### What needs to be done
Copy exactly the lines from the beginning of the data down to and including the line holding "0.038, 0.012, 0.002];", without any pictures.

### Dataset content
────────
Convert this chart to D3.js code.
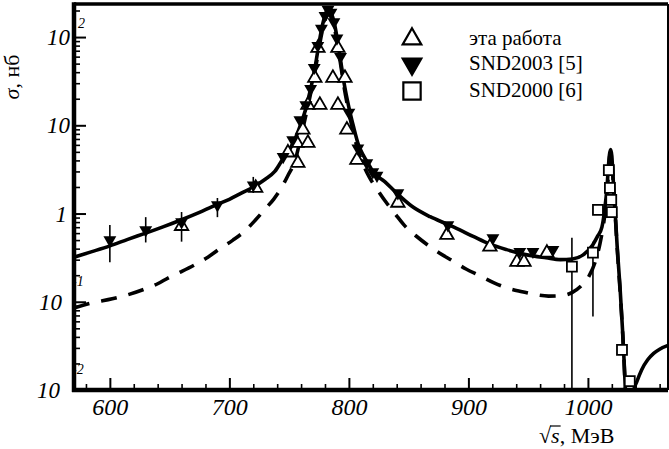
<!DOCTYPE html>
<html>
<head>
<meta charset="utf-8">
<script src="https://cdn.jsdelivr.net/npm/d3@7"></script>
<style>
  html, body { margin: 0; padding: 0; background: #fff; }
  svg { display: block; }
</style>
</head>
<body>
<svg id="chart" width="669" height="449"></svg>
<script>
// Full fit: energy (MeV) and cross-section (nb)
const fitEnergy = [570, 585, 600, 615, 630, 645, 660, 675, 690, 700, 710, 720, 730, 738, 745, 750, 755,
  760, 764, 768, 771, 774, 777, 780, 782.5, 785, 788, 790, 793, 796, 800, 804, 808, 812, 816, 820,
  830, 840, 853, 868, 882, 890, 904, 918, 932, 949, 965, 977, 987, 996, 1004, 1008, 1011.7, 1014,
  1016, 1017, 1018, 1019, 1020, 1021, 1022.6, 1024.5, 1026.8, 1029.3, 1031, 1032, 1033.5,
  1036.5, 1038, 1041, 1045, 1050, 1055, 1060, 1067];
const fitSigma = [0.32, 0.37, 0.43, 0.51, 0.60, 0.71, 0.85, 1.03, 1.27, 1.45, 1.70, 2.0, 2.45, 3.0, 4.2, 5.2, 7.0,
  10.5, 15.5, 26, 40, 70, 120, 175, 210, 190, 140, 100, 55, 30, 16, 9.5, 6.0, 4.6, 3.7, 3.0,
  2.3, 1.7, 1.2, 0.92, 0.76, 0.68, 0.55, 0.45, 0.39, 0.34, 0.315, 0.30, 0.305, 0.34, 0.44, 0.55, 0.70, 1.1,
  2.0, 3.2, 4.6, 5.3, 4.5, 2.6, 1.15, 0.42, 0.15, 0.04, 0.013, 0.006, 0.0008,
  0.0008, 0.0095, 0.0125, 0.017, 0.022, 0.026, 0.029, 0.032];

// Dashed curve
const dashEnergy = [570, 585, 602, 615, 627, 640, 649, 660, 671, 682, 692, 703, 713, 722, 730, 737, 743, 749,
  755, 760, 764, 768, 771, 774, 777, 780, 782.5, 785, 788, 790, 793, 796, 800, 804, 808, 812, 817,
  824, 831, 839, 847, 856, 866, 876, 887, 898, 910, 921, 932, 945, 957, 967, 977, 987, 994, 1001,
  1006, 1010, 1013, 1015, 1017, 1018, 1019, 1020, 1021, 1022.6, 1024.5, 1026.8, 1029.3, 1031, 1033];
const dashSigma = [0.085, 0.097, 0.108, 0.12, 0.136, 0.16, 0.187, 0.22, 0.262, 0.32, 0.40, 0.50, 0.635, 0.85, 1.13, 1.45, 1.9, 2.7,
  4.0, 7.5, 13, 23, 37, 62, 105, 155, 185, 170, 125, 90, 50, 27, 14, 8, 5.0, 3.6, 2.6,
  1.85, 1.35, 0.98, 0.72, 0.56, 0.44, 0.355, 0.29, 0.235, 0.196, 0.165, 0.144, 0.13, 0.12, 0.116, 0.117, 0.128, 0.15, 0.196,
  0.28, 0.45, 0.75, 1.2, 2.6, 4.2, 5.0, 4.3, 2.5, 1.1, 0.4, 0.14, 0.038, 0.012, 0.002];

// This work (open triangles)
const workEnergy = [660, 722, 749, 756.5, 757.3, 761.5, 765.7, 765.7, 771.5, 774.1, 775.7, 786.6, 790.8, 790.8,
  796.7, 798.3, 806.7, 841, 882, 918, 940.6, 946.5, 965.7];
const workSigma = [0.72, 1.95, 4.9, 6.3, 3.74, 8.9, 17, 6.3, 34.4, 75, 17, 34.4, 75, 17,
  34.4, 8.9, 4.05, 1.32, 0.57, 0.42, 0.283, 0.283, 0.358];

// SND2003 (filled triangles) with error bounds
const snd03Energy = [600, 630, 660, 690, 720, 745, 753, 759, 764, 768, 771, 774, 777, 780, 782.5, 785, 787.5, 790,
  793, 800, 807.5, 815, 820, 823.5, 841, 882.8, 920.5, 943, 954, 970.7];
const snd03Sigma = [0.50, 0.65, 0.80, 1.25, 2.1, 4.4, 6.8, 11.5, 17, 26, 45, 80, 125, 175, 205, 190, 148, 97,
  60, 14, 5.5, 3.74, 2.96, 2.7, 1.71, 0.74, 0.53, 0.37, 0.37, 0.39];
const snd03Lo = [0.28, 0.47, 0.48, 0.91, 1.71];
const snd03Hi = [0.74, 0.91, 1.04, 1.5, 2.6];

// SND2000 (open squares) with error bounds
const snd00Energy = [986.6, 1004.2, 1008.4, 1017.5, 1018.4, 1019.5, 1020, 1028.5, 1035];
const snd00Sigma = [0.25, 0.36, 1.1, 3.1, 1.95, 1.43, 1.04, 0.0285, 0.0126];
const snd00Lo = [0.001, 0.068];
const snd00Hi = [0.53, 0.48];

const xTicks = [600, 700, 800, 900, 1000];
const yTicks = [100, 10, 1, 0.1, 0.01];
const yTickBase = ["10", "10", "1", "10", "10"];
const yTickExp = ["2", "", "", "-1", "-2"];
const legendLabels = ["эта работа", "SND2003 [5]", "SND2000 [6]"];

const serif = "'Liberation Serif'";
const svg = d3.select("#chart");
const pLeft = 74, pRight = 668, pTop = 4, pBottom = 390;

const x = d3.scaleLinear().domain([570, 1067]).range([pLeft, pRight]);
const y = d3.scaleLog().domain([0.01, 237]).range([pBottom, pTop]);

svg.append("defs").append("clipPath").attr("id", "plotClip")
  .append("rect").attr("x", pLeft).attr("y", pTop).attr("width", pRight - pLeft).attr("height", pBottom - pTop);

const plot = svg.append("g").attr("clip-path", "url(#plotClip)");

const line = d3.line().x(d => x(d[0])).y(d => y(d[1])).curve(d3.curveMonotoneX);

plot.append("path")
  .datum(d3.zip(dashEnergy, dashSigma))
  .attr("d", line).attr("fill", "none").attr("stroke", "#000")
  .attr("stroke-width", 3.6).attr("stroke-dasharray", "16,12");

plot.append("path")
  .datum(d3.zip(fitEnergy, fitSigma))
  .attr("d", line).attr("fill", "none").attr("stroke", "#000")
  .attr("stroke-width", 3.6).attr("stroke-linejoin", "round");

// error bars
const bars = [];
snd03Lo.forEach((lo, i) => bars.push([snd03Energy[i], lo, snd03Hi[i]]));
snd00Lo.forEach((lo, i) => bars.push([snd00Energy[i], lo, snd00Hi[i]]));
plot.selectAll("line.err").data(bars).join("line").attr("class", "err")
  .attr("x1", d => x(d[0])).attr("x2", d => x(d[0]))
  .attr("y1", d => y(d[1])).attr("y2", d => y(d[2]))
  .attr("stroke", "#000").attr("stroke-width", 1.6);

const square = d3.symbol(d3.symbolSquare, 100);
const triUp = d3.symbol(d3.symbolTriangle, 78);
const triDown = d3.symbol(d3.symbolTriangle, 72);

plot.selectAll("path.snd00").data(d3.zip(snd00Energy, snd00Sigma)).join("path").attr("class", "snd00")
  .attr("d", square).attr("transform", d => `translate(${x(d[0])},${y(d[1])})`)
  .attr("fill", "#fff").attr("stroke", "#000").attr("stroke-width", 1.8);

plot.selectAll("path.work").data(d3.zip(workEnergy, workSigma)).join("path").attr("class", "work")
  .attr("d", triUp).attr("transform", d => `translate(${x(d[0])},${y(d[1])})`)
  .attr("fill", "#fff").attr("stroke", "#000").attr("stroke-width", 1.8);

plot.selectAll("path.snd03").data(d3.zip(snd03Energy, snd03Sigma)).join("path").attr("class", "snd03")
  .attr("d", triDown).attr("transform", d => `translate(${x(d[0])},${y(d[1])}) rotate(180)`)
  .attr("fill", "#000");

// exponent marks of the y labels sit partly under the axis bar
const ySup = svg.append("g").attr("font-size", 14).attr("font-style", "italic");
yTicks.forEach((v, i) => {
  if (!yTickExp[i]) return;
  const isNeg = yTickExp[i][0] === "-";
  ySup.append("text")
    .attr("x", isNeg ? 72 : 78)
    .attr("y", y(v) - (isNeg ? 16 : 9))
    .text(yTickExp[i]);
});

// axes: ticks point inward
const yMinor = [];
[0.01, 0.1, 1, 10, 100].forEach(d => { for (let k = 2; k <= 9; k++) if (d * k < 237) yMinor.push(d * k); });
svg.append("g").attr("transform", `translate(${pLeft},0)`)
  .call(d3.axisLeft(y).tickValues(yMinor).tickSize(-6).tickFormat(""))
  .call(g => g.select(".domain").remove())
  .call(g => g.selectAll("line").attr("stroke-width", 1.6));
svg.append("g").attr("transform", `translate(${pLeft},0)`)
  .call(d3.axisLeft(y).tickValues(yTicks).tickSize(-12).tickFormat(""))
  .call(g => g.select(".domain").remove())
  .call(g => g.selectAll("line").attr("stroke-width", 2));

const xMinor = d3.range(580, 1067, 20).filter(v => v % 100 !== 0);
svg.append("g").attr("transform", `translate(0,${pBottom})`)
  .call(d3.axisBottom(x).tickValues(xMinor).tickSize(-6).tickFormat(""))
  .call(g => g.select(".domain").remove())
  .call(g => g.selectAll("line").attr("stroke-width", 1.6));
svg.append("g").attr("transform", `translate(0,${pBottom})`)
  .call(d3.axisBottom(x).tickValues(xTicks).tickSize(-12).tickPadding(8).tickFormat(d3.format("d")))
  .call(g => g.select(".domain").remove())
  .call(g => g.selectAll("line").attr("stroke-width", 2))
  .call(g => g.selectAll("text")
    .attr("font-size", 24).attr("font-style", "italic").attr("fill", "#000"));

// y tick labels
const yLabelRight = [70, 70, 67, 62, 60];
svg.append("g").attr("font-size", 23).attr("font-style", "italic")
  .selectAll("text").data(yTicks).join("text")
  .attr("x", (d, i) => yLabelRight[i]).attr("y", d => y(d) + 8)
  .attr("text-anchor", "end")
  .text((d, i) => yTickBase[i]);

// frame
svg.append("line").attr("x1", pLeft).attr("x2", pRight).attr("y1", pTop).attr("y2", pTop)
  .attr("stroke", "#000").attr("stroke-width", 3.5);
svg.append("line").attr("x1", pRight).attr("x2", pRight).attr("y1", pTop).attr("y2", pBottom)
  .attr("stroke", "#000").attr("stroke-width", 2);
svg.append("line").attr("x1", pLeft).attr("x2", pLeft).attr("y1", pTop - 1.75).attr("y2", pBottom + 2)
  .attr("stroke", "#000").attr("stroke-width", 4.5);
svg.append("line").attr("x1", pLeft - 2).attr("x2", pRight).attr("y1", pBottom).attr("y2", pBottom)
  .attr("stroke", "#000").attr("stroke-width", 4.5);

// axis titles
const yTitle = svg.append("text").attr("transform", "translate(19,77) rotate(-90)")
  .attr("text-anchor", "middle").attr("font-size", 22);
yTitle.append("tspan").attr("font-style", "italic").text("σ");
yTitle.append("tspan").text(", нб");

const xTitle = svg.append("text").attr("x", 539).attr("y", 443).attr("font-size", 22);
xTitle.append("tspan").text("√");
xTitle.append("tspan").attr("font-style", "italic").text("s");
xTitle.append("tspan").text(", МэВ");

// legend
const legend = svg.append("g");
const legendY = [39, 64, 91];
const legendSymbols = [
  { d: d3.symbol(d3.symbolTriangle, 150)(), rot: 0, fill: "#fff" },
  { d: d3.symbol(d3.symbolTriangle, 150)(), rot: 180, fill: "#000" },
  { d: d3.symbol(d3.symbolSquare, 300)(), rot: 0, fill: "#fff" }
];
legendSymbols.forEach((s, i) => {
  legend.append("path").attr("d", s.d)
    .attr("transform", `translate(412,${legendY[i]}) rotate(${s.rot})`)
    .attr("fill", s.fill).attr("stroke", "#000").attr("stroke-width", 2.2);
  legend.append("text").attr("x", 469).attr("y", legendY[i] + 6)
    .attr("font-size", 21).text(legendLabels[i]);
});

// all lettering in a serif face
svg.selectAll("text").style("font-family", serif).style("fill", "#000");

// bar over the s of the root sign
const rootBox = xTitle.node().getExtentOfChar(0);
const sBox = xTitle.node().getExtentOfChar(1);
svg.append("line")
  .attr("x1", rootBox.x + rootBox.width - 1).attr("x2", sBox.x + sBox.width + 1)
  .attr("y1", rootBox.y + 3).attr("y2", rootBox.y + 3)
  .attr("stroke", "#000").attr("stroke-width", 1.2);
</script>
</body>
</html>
────────
### Task solution
Convert this chart to D3.js code.
<!DOCTYPE html>
<html>
<head>
<meta charset="utf-8">
<script src="https://cdn.jsdelivr.net/npm/d3@7"></script>
<style>
  html, body { margin: 0; padding: 0; background: #fff; }
  svg { display: block; }
</style>
</head>
<body>
<svg id="chart" width="669" height="449"></svg>
<script>
// Full fit: energy (MeV) and cross-section (nb)
const fitEnergy = [570, 585, 600, 615, 630, 645, 660, 675, 690, 700, 710, 720, 730, 738, 745, 750, 755,
  760, 764, 768, 771, 774, 777, 780, 782.5, 785, 788, 790, 793, 796, 800, 804, 808, 812, 816, 820,
  830, 840, 853, 868, 882, 890, 904, 918, 932, 949, 965, 977, 987, 996, 1004, 1008, 1011.7, 1014,
  1016, 1017, 1018, 1019, 1020, 1021, 1022.6, 1024.5, 1026.8, 1029.3, 1031, 1032, 1033.5,
  1036.5, 1038, 1041, 1045, 1050, 1055, 1060, 1067];
const fitSigma = [0.32, 0.37, 0.43, 0.51, 0.60, 0.71, 0.85, 1.03, 1.27, 1.45, 1.70, 2.0, 2.45, 3.0, 4.2, 5.2, 7.0,
  10.5, 15.5, 26, 40, 70, 120, 175, 210, 190, 140, 100, 55, 30, 16, 9.5, 6.0, 4.6, 3.7, 3.0,
  2.3, 1.7, 1.2, 0.92, 0.76, 0.68, 0.55, 0.45, 0.39, 0.34, 0.315, 0.30, 0.305, 0.34, 0.44, 0.55, 0.70, 1.1,
  2.0, 3.2, 4.6, 5.3, 4.5, 2.6, 1.15, 0.42, 0.15, 0.04, 0.013, 0.006, 0.0008,
  0.0008, 0.0095, 0.0125, 0.017, 0.022, 0.026, 0.029, 0.032];

// Dashed curve
const dashEnergy = [570, 585, 602, 615, 627, 640, 649, 660, 671, 682, 692, 703, 713, 722, 730, 737, 743, 749,
  755, 760, 764, 768, 771, 774, 777, 780, 782.5, 785, 788, 790, 793, 796, 800, 804, 808, 812, 817,
  824, 831, 839, 847, 856, 866, 876, 887, 898, 910, 921, 932, 945, 957, 967, 977, 987, 994, 1001,
  1006, 1010, 1013, 1015, 1017, 1018, 1019, 1020, 1021, 1022.6, 1024.5, 1026.8, 1029.3, 1031, 1033];
const dashSigma = [0.085, 0.097, 0.108, 0.12, 0.136, 0.16, 0.187, 0.22, 0.262, 0.32, 0.40, 0.50, 0.635, 0.85, 1.13, 1.45, 1.9, 2.7,
  4.0, 7.5, 13, 23, 37, 62, 105, 155, 185, 170, 125, 90, 50, 27, 14, 8, 5.0, 3.6, 2.6,
  1.85, 1.35, 0.98, 0.72, 0.56, 0.44, 0.355, 0.29, 0.235, 0.196, 0.165, 0.144, 0.13, 0.12, 0.116, 0.117, 0.128, 0.15, 0.196,
  0.28, 0.45, 0.75, 1.2, 2.6, 4.2, 5.0, 4.3, 2.5, 1.1, 0.4, 0.14, 0.038, 0.012, 0.002];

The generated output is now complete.